From Idea to CAD: A Language Model-Driven Multi-Agent System for Collaborative Design
Felix Ocker, Stefan Menzel, Ahmed Sadik, Thiago Rios
TL;DR
This work presents a Vision-Language Model–driven Multi-Agent System that mimics engineering team roles to automatically generate parametric CAD models from sketches or text. By coupling a RequirementsEngineer, CadEngineer, and QualityAssuranceEngineer within a V-model–inspired loop, the approach enables iterative specification, code generation with CadQuery, visual verification, and user-driven validation. Experimental results and ablations demonstrate higher design readiness compared to a single-shot baseline, while highlighting challenges in spatial reasoning and dependency on CAD tooling capabilities.
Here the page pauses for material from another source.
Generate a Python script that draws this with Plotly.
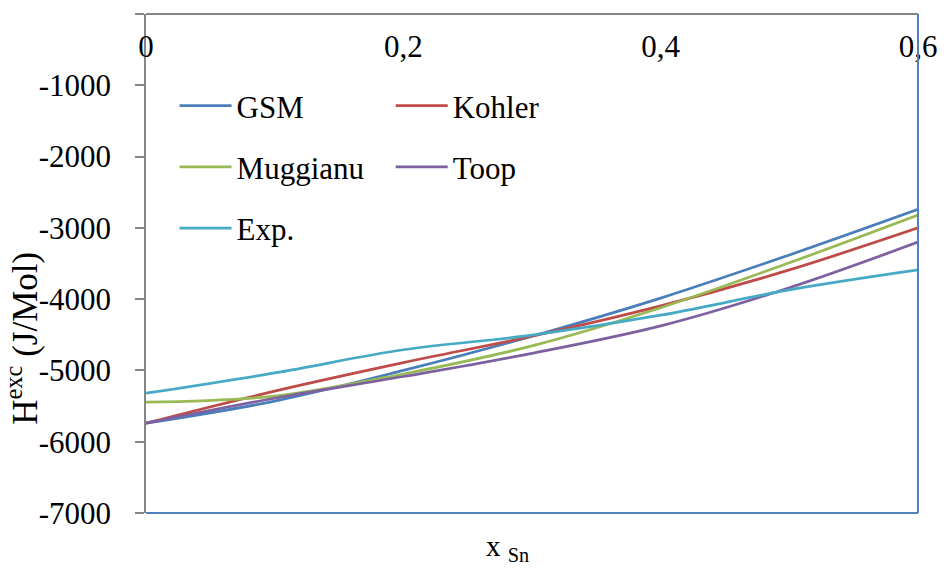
import plotly.graph_objects as go

# Mole fraction of Sn
x_sn = [0, 0.1, 0.2, 0.3, 0.4, 0.5, 0.6]

# Excess enthalpy (J/mol) from the geometric models and experiment
gsm = [-5740, -5430, -5000, -4520, -3985, -3380, -2740]
kohler = [-5740, -5290, -4890, -4520, -4095, -3590, -3000]
muggianu = [-5445, -5360, -5050, -4655, -4120, -3490, -2820]
toop = [-5740, -5390, -5085, -4760, -4375, -3840, -3200]
exp = [-5320, -5035, -4710, -4505, -4225, -3870, -3590]

y_ticks = [0, -1000, -2000, -3000, -4000, -5000, -6000, -7000]
y_tick_text = ["0", "-1000", "-2000", "-3000", "-4000", "-5000", "-6000", "-7000"]
x_ticks = [0, 0.2, 0.4, 0.6]
x_tick_text = ["0", "0,2", "0,4", "0,6"]

FONT = "Liberation Serif"
FS = 31

series = [
    ("GSM", gsm, "#4A7EBB", "legend"),
    ("Kohler", kohler, "#BE4B48", "legend2"),
    ("Muggianu", muggianu, "#98B954", "legend"),
    ("Toop", toop, "#7D60A0", "legend2"),
    ("Exp.", exp, "#46AAC5", "legend"),
]

fig = go.Figure()
for name, vals, color, leg in series:
    fig.add_trace(go.Scatter(
        x=x_sn, y=vals, name=name, mode="lines",
        line=dict(color=color, width=2.75, shape="spline", smoothing=1),
        legend=leg, legendgroup=name,
    ))

legend_style = dict(
    font=dict(family=FONT, size=FS, color="black"),
    bgcolor="rgba(0,0,0,0)", borderwidth=0,
    tracegroupgap=18, itemwidth=52,
    xanchor="left", yanchor="top",
)

fig.update_layout(
    template="none",
    width=944, height=572,
    margin=dict(l=146, r=26, t=14, b=59, autoexpand=False),
    paper_bgcolor="white", plot_bgcolor="white",
    font=dict(family=FONT, size=FS, color="black"),
    separators=", ",
    showlegend=True,
    legend=dict(x=0.037, y=0.87, **legend_style),
    legend2=dict(x=0.317, y=0.87, **legend_style),
    xaxis=dict(
        range=[0, 0.6], side="bottom", anchor="free", position=1,
        tickvals=x_ticks, ticktext=x_tick_text,
        ticks="outside", ticklen=0, automargin=False,
        ticklabelstandoff=5,
        showline=True, linecolor="#868686", linewidth=1.5,
        showgrid=False, zeroline=False,
        tickfont=dict(family=FONT, size=FS, color="black"),
    ),
    yaxis=dict(
        range=[-7000, 0], domain=[0, 1], automargin=False,
        tickvals=y_ticks, ticktext=y_tick_text,
        ticks="outside", ticklen=9, tickcolor="#868686", tickwidth=1.5,
        ticklabelstandoff=18,
        showline=True, linecolor="#868686", linewidth=1.5,
        showgrid=False, zeroline=False,
        tickfont=dict(family=FONT, size=FS, color="black"),
    ),
)

# Plot-area border on the bottom and right edges
border = dict(color="#4F81BD", width=2)
fig.add_shape(type="line", xref="paper", yref="paper", x0=0, x1=1, y0=0, y1=0,
              line=border, layer="above")
fig.add_shape(type="line", xref="paper", yref="paper", x0=1, x1=1, y0=0, y1=1,
              line=border, layer="above")

# Axis titles
fig.add_annotation(
    text="H<sup>exc</sup> (J/Mol)", textangle=-90,
    xref="paper", yref="paper", x=-0.16, y=0.35, xanchor="center", yanchor="middle",
    showarrow=False, font=dict(family=FONT, size=35, color="black"),
)
fig.add_annotation(
    text="x <sub>Sn</sub>",
    xref="paper", yref="paper", x=0.468, y=-0.07, xanchor="center", yanchor="middle",
    showarrow=False, font=dict(family=FONT, size=29, color="black"),
)

fig.write_html("out.html")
The framework has practical implications for both industry professionals and hobbyists by lowering entry barriers and enabling collaborative, iterative CAD design with a self-feedback loop.
Abstract
Creating digital models using Computer Aided Design (CAD) is a process that requires in-depth expertise. In industrial product development, this process typically involves entire teams of engineers, spanning requirements engineering, CAD itself, and quality assurance. We present an approach that mirrors this team structure with a Vision Language Model (VLM)-based Multi Agent System, with access to parametric CAD tooling and tool documentation. Combining agents for requirements engineering, CAD engineering, and vision-based quality assurance, a model is generated automatically from sketches and/ or textual descriptions. The resulting model can be refined collaboratively in an iterative validation loop with the user. Our approach has the potential to increase the effectiveness of design processes, both for industry experts and for hobbyists who create models for 3D printing. We demonstrate the potential of the architecture at the example of various design tasks and provide several ablations that show the benefits of the architecture's individual components.